I tossed it in the trash and my lady crush was over.
Dear Meanie Bitch Olivia,
I realize it’s been nearly thirty years since your stupid lackey sent me that stupid note but I just want you to know that I’m still pissed. It was FUCKING LAME, and you know it. Yeah, okay, I *might* have been a little weird, and *maybe* I wrote that letter to you in a really bad French accent in my head, but still.

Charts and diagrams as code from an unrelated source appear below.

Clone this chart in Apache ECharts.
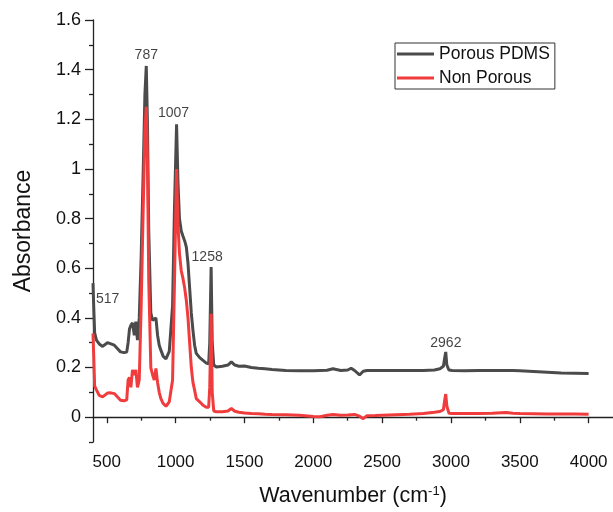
<!DOCTYPE html>
<html>
<head>
<meta charset="utf-8">
<script src="https://cdn.jsdelivr.net/npm/echarts@6/dist/echarts.min.js"></script>
<style>
html,body{margin:0;padding:0;background:#fff;}
#chart{width:613px;height:512px;}
</style>
</head>
<body>
<div id="chart"></div>
<script>
// Wavenumber grid (cm-1)
var wavenumbers = [400,405,412,425,445,470,505,530,555,580,600,625,645,655,665,675,687,700,711,723,736,750,765,777,787,795,805,820,833,845,857,869,881,893,910,930,954,978,992,1007,1017,1028,1041,1053,1066,1078,1090,1102,1114,1126,1138,1150,1175,1199,1223,1240,1248,1258,1266,1277,1296,1340,1380,1405,1430,1460,1500,1550,1600,1650,1700,1800,1900,2000,2050,2100,2143,2200,2250,2275,2300,2336,2350,2363,2390,2450,2500,2600,2700,2800,2880,2920,2945,2955,2962,2970,2985,3010,3100,3200,3300,3400,3450,3500,3600,3700,3800,3900,4000];

// Porous PDMS absorbance
var porousAbs = [0.54,0.45,0.34,0.31,0.295,0.285,0.30,0.295,0.29,0.275,0.263,0.26,0.262,0.30,0.355,0.37,0.38,0.33,0.385,0.31,0.40,0.65,1.0,1.3,1.415,1.2,0.75,0.42,0.39,0.385,0.40,0.33,0.29,0.27,0.245,0.235,0.265,0.45,0.85,1.18,0.95,0.80,0.75,0.73,0.71,0.685,0.62,0.52,0.42,0.35,0.29,0.257,0.24,0.229,0.218,0.215,0.30,0.605,0.30,0.21,0.202,0.205,0.21,0.223,0.21,0.205,0.206,0.200,0.197,0.195,0.192,0.188,0.187,0.187,0.188,0.189,0.195,0.188,0.19,0.197,0.188,0.170,0.172,0.185,0.188,0.188,0.188,0.188,0.188,0.188,0.19,0.195,0.205,0.24,0.263,0.21,0.19,0.188,0.187,0.188,0.188,0.188,0.188,0.187,0.184,0.181,0.178,0.177,0.176];

// Non Porous absorbance
var nonPorousAbs = [0.337,0.25,0.125,0.11,0.088,0.082,0.097,0.098,0.095,0.08,0.068,0.066,0.07,0.15,0.16,0.12,0.19,0.17,0.19,0.12,0.15,0.45,0.85,1.15,1.25,1.05,0.55,0.20,0.17,0.15,0.196,0.14,0.10,0.075,0.055,0.044,0.062,0.15,0.55,1.0,0.78,0.66,0.59,0.56,0.52,0.47,0.40,0.30,0.20,0.14,0.109,0.075,0.062,0.048,0.04,0.04,0.12,0.417,0.10,0.025,0.022,0.022,0.025,0.035,0.024,0.02,0.017,0.015,0.014,0.012,0.011,0.01,0.008,0.003,0.002,0.008,0.011,0.008,0.009,0.01,0.011,0.004,0.0,-0.006,0.006,0.007,0.008,0.01,0.012,0.015,0.02,0.023,0.03,0.07,0.093,0.045,0.016,0.015,0.015,0.015,0.016,0.019,0.016,0.015,0.014,0.013,0.013,0.013,0.012];

// Tick labels
var xTickLabels = [500,1000,1500,2000,2500,3000,3500,4000];
var xMinorTicks = [750,1250,1750,2250,2750,3250,3750];
var yTickLabels = [0,0.2,0.4,0.6,0.8,1.0,1.2,1.4,1.6];
var yMinorTicks = [-0.1,0.1,0.3,0.5,0.7,0.9,1.1,1.3,1.5];

// Peak annotations
var annoText = ['517','787','1007','1258','2962'];
var annoX = [507,787,985,1229,2963];
var annoY = [0.474,1.46,1.223,0.643,0.30];

var seriesNames = ['Porous PDMS','Non Porous'];

function pairs(xs, ys){ return xs.map(function(x,i){ return [x, ys[i]]; }); }

var FONT = 'Liberation Sans, Arial, sans-serif';
var AX = '#222';

var chart = echarts.init(document.getElementById('chart'), null, {renderer:'canvas'});
chart.setOption({
  animation:false,
  backgroundColor:'#fff',
  grid:{left:93, top:20, right:0, bottom:70, containLabel:false},
  legend:{
    data:seriesNames,
    orient:'vertical',
    left:395, top:43,
    icon:'rect', itemWidth:37, itemHeight:3, itemGap:4,
    padding:[1,5,1,2],
    borderColor:'#333', borderWidth:1,
    textStyle:{fontFamily:FONT, fontSize:17.5, lineHeight:20, color:'#111'}
  },
  xAxis:[{
    type:'value', min:400, max:4177, position:'bottom',
    splitLine:{show:false},
    axisLine:{lineStyle:{color:AX, width:1.3}},
    axisTick:{show:true, inside:false, length:6, customValues:xTickLabels, lineStyle:{color:AX, width:1.3}},
    axisLabel:{customValues:xTickLabels, margin:12, fontFamily:FONT, fontSize:17, color:'#111',
      formatter:function(v){ return String(Math.round(v)); }},
    name:'{a|Wavenumber (cm}{s|-1}{a|)}',
    nameLocation:'middle', nameGap:43,
    nameTextStyle:{fontFamily:FONT, fontSize:21.5, color:'#111',
      rich:{a:{fontFamily:FONT, fontSize:21.5, color:'#111'}, s:{fontFamily:FONT, fontSize:13, color:'#111', verticalAlign:'top', padding:[0,0,9,0]}}}
  },{
    type:'value', min:400, max:4177, position:'bottom', gridIndex:0,
    splitLine:{show:false}, axisLine:{show:false}, axisLabel:{show:false},
    axisTick:{show:true, inside:false, length:3.5, customValues:xMinorTicks, lineStyle:{color:AX, width:1.3}}
  }],
  yAxis:[{
    type:'value', min:-0.1, max:1.6, position:'left',
    splitLine:{show:false},
    axisLine:{show:true, lineStyle:{color:AX, width:1.3}},
    axisTick:{show:true, inside:false, length:8, customValues:yTickLabels, lineStyle:{color:AX, width:1.3}},
    axisLabel:{customValues:yTickLabels, margin:12, fontFamily:FONT, fontSize:18, color:'#111',
      formatter:function(v){ return String(+(+v).toFixed(1)); }},
    name:'Absorbance', nameLocation:'middle', nameGap:58, nameRotate:90,
    nameTextStyle:{fontFamily:FONT, fontSize:23, color:'#111'}
  },{
    type:'value', min:-0.1, max:1.6, position:'left', gridIndex:0,
    splitLine:{show:false}, axisLine:{show:false}, axisLabel:{show:false},
    axisTick:{show:true, inside:false, length:4, customValues:yMinorTicks, lineStyle:{color:AX, width:1.3}}
  }],
  series:[{
    name:seriesNames[0], type:'line', xAxisIndex:0, yAxisIndex:0,
    data:pairs(wavenumbers, porousAbs), showSymbol:false, symbol:'none',
    lineStyle:{color:'#4b4b4b', width:3}, itemStyle:{color:'#4b4b4b'}
  },{
    name:seriesNames[1], type:'line', xAxisIndex:0, yAxisIndex:0,
    data:pairs(wavenumbers, nonPorousAbs), showSymbol:false, symbol:'none',
    lineStyle:{color:'#f03c3c', width:3}, itemStyle:{color:'#f03c3c'}
  },{
    name:'labels', type:'scatter', xAxisIndex:0, yAxisIndex:0,
    symbolSize:0, silent:true,
    data:annoText.map(function(t,i){ return {name:t, value:[annoX[i], annoY[i]]}; }),
    label:{show:true, position:'inside', formatter:'{b}', fontFamily:FONT, fontSize:14, color:'#111'}
  }]
});
</script>
</body>
</html>
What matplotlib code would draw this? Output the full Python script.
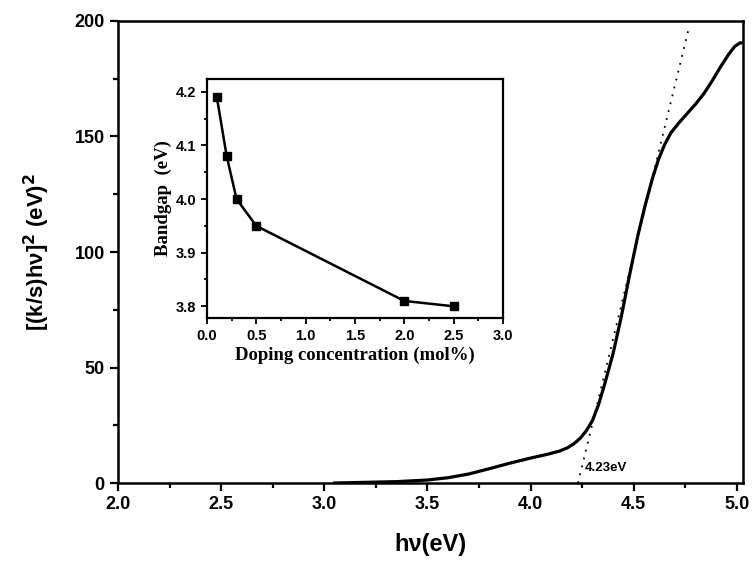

I was nine, and Hopelessly Devoted to You, and I would have made one hell of a BFF and YOU’RE the one who missed out, Olivia, NOT ME. My mom made AWESOME popcorn with those old Jiffy Pop things that you’d always burn yourself on and she would always fold out the couch for me in the living room so I could watch Grease and how awesome would it have been for you to hang out on my couch bed with me watching YOURSELF on TV while my mom let us drink Coca-Colas and jump on the bed in our headbands?
And yeah, okay, I wasn’t *exactly* the best sport and I was known *on occasion* to throw the Sorry! board across the room when I didn’t win, but if you’d have let me win it would have been AWESOME, for both of us. You missed out, Olivia. You really missed out.
I’m totally over you now. I just wanted you to know. I’m moving on to bigger and better lady crushes. I’m pretty sure Fergie can kick your ass.
There was really no other point to this story.